1. The Fitness Fanatic
It starts with one kettlebell. Then, it’s a pair of resistance bands. Next, your feed is a shrine to protein pancakes, foam rollers, and water bottles the size of small toddlers.
They consume before-and-after videos like it’s a Netflix documentary. They know their macros, their resting heart rate, and the best aisle in Aldi for high-protein yoghurt.
Culturally, this person used to be that one lad in the gym who grunted too loudly. Now they’re digital. And somehow more relentless. Science backs it up, too.
A University of Limerick study found that posting about fitness can increase motivation because it holds you accountable to your followers.
In April 2021, they launched a social media campaign promoting exercise to reduce exam stress.
Featuring 12 staff and students (the “Dirty Dozen”), it encouraged daily activity through an Instagram guessing game and educational video, using the slogan “Healthy Body, Healthy Mind”.
The Fitness Fanatic is not here to mess around. They’re lifting weights, logging steps, and possibly judging you silently through your Smartwatch.
I don’t know who needs to hear this, but no one’s real life looks like their Instagram grid, except maybe the Lifestyle Curator.
These are the people who can make an oat milk flat white look like a Renaissance painting. They post morning rituals, bath trays, cloud-shaped pillows, and captions like “found this little moment of stillness today”.
Lifestyle Curators are digital decorators. They consume videos of fridge restocks, minimalist wardrobes, and Zara haul try-ons.
They know how to fold a fitted sheet. They treat lighting like it’s a religion.
Science-wise, it turns out people are more likely to follow those who portray an “idealised version” of life — which is just a fancy way of saying we all like looking at clean surfaces we’ll never have.
If you’re this person, embrace it — but don’t let it keep you up at night over your aesthetic. The rest of us are watching you while eating curry chips in bed off our chest.
They don’t post family photos. They don’t share their workouts.
But they will send you a meme of a dog dressed as a priest with the caption “bless up” at 11.52pm on a Tuesday. And honestly? That’s the kind of friendship we need.
Meme Dealers are cultural lifelines. They consume everything funny — from stand-up clips to niche Irish Twitter accounts.
It’s like being in a WhatsApp group with a hyperactive jukebox.
“Lol, this is you.” “Had to.” “Watch to the end.”

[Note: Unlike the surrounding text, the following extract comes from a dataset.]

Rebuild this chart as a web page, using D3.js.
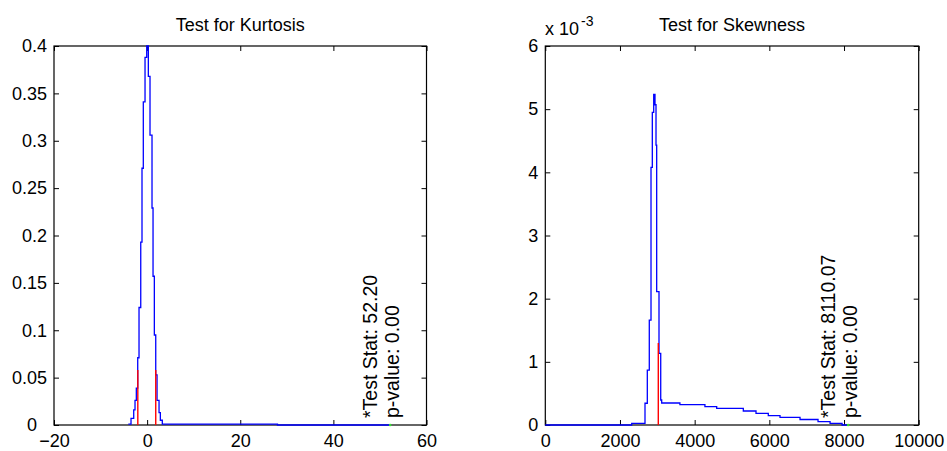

Sociologists argue meme sharing is our generation’s version of passing notes in class. It’s how we bond.
And how we say “I’m thinking of you” without the awkwardness of actual feelings.
We’ve all got a bit of this in us. I once commented on a post about dishwashers to say, “Honestly, you should rinse first.” I was in a mood. I regret nothing.
Culturally, this is the spiritual descendent of the lad who used to call Lifeline twice a week. Psychologically, these users get a hit of dopamine from feeling heard.
Or from stirring the pot. Or from being right — which they always are. Just ask them. If you’re this user, a tip: count to ten before you press “post”.
And remember: no one has ever changed their mind because of a comment under a video of a dog dancing.
You may be exhausting, but your unfiltered honesty keeps things spicy. Social media without you would just be brunch photos and cat-playing piano reels.
This is where I live.
My feed is 30% old Irish maps, 40% clips of people opening crisp packets from the 1990s, and the rest consists of niche accounts like Abandoned Roundabouts of Ireland and Things Found in Walls.
The Niche Enthusiast has found their tribe. They don’t want followers. They want fellow obsessives.
Whether it’s buses, ancient roads, mid-century curtain fabric or GAA match programmes — these people are deep in the digital wormhole, and they love it.
They consume YouTube explainers, subreddits with 47 members, and videos like “10 things you missed in Dallas Episode 312”.
They tag you in things you didn’t know you needed — “Did you know there was a county Donegal GAA jersey with a collar in 1986?!” No. But I’m glad you exist.
Culturally, they’re the people you want on your table at a wedding. Especially after three pints. Experts refer to this as “micro-community content.” I call it “finally being seen”.
If you’re this user, post your obsession. There’s someone out there who also wants to discuss the typography of 1970s Esso Tiger Tokens.
- Flexing and tagging their gym gear brand in every mirror.
- Turning a cappuccino into a cinematic masterpiece.
- Healing the world one ridiculous clip at a time.
- Armed with strong opinions and a Wi-Fi connection.
- Deep in the folklore of butter and 1980’s Japanese Car Imports.
Or — more likely — you’re a glorious cocktail of all five. Whatever you are, just know this: your algorithm learns more about you than your own parents.